Plagues of Night is written by David R. George III, a Star Trek veteran vilified by fans over his earlier novel that was part of the Typhon Pact series. Rough Beasts of Empire of course dealt with the shocking divorce of Captain Sisko and Kasidy Yates. Plagues of Night however tries to tie-up all the earlier Typhon Pact novels by describing the events from the previous stories from the ‘Point of View’ of other characters in the first few chapters, sadly at first I didn’t know what the author was trying to do as I thought that history was repeating itself with these events. If that is the opinion of an experienced Star Trek reader than what will other less learned readers make of it?
The storyline follows almost all the main characters from The Next Generation and Deep Space 9. Even Spock makes an important appearance, each character has their own chapter and some of them have two or more. The structure seems similar to that of George R. Martin’s A Song of Ice and Fire where the chapters are divided into each characters ‘Point of View’. In Plagues of Night it so happens that the opinions of characters contradict that from what they said earlier when the reader is privileged to thoughts of another character, often this is just a gimmick but sometimes with the ‘high politics’ between the Typhon Pact and Khitomer Accords it works well.
Sadly Plagues of Night suffers from storylines that are just not interesting, an example is Captain Sisko and his efforts to explain why he wants to leave Kasidy and his daughter Rebecca, although we may know that it is perhaps the right thing to do his character still comes of as arrogant and even as boring. The pacing of this storyline is also very slow. The second storyline that doesn’t work is that of Prynn Tenmei and her comatose father Commander Elias Vaughn, in fact the story was so boring and superfluous that I was often checking to see how many pages that particular chapter still had left. That’s not a good sign with most books, luckily the other 80 percent or so of this book is just brilliantly well written with interwoven storylines that makes well use of the ‘Point of View’ gimmick. Had those superfluous chapters been cut than the story wouldn’t have suffered at all but the pacing would have been tremendously fast, quite a shame I think.
The story also follows characters that are Breen and Romulan, shining new light on both races while maintaining the aura of mystery surrounding both. The small chapter of the chairwoman of the Tal Shiar, Sela, was a little short and didn’t deepen out her character any further than what has already been established back when The Next Generation was still airing on TV. Whereas the author isn’t afraid of showing the darker sides of even our favorite characters he didn’t dare to elaborate on the reason for Sela’s rabid anti-Federation feelings, making her appear as bad guy out of a James Bond movie.
The chapters that follows Ro Laren as she is in the beginning stage of hunting down a saboteur on DS9 while being the stations commanding officer is in my opinions the sole interesting storyline that takes place on the station, again another favorite character, that of Vedek Kira Nerys, comes of as slow and rather dull.
Other storylines follow characters such President Nan Bacco, Praetor Kamenor, Captain Picard, Worf, the Romulan Tomalak and several more.

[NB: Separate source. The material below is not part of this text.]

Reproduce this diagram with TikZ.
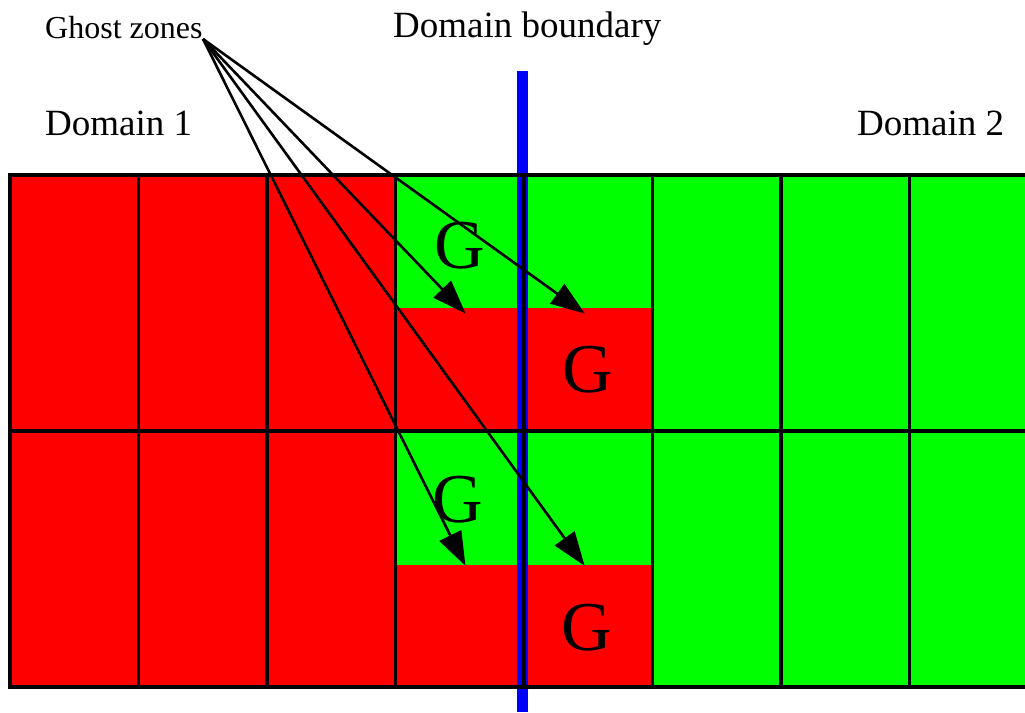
\documentclass[tikz,border=0pt]{standalone}
\usepackage{fontspec}
\setmainfont{Liberation Serif}
\usetikzlibrary{arrows.meta}
\definecolor{cellred}{RGB}{255,0,0}
\definecolor{cellgreen}{RGB}{0,255,0}
\definecolor{bndblue}{RGB}{0,0,255}
\begin{document}
\begin{tikzpicture}[x=1pt,y=-1pt,
  gridline/.style={line width=3.5pt, line cap=rect},
  lbl/.style={anchor=base west, inner sep=0pt, font=\fontsize{37}{40}\selectfont},
  small/.style={anchor=base west, inner sep=0pt, font=\fontsize{32}{34}\selectfont},
  gmark/.style={anchor=base west, inner sep=0pt, font=\fontsize{70}{74}\selectfont},
  ptr/.style={line width=2.6pt, -{Triangle[length=34pt,width=24pt]}, shorten >=-1pt}]
\useasboundingbox (0,0) rectangle (1025,712);
% fills
\fill[cellred] (10,175) rectangle (1025,687);
\fill[cellgreen] (395.5,175) rectangle (652.5,308);
\fill[cellgreen] (395.5,431) rectangle (652.5,565);
\fill[cellgreen] (652.5,175) rectangle (1025,687);
% boundary
\fill[bndblue] (517,71) rectangle (528,712);
% grid
\foreach \yy in {175,431,687} \draw[gridline] (10,\yy) -- (1027,\yy);
\foreach \xx in {10,138.5,267,395.5,524,652.5,781,909.5} \draw[gridline] (\xx,175) -- (\xx,687);
% labels
\node[small] (ghost) at (45,38) {Ghost zones};
\node[lbl] (bnd) at (393,37) {Domain boundary};
\node[lbl] (dom1) at (45,135) {Domain 1};
\node[lbl] (dom2) at (857,135) {Domain 2};
\node[gmark] (g1) at (434,268) {G};
\node[gmark] (g2) at (562,392) {G};
\node[gmark] (g3) at (432,522) {G};
\node[gmark] (g4) at (561,650) {G};
% arrows
\coordinate (apex) at (203,39);
\coordinate (t1) at (465,313);
\coordinate (t2) at (584,313);
\coordinate (t3) at (465,565);
\coordinate (t4) at (584,565);
\foreach \t in {t1,t2,t3,t4} \draw[ptr] (apex) -- (\t);
\end{tikzpicture}
\end{document}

The first two characters really shine in this novel while the others are mostly of what we can expect of them. In the case of Praetor Kamenor, the author manages deftly to describe that her character had before been married to a woman while describing her political scheming as something out of The West Wing.
Plagues of Night is to be followed soon by its sequel Raise the Dawn which is to be released on June 26th, after which we will have to wait until September for the Typhon Pact storyline to continue.
I feel that Plagues of Night was mostly an introduction to what should be a more exciting Raise the Dawn and as such feel that it might have been better not to split the story into two merely for the sake of sales.
Score; 7.5 / 10. Several chapters really drag this novel down.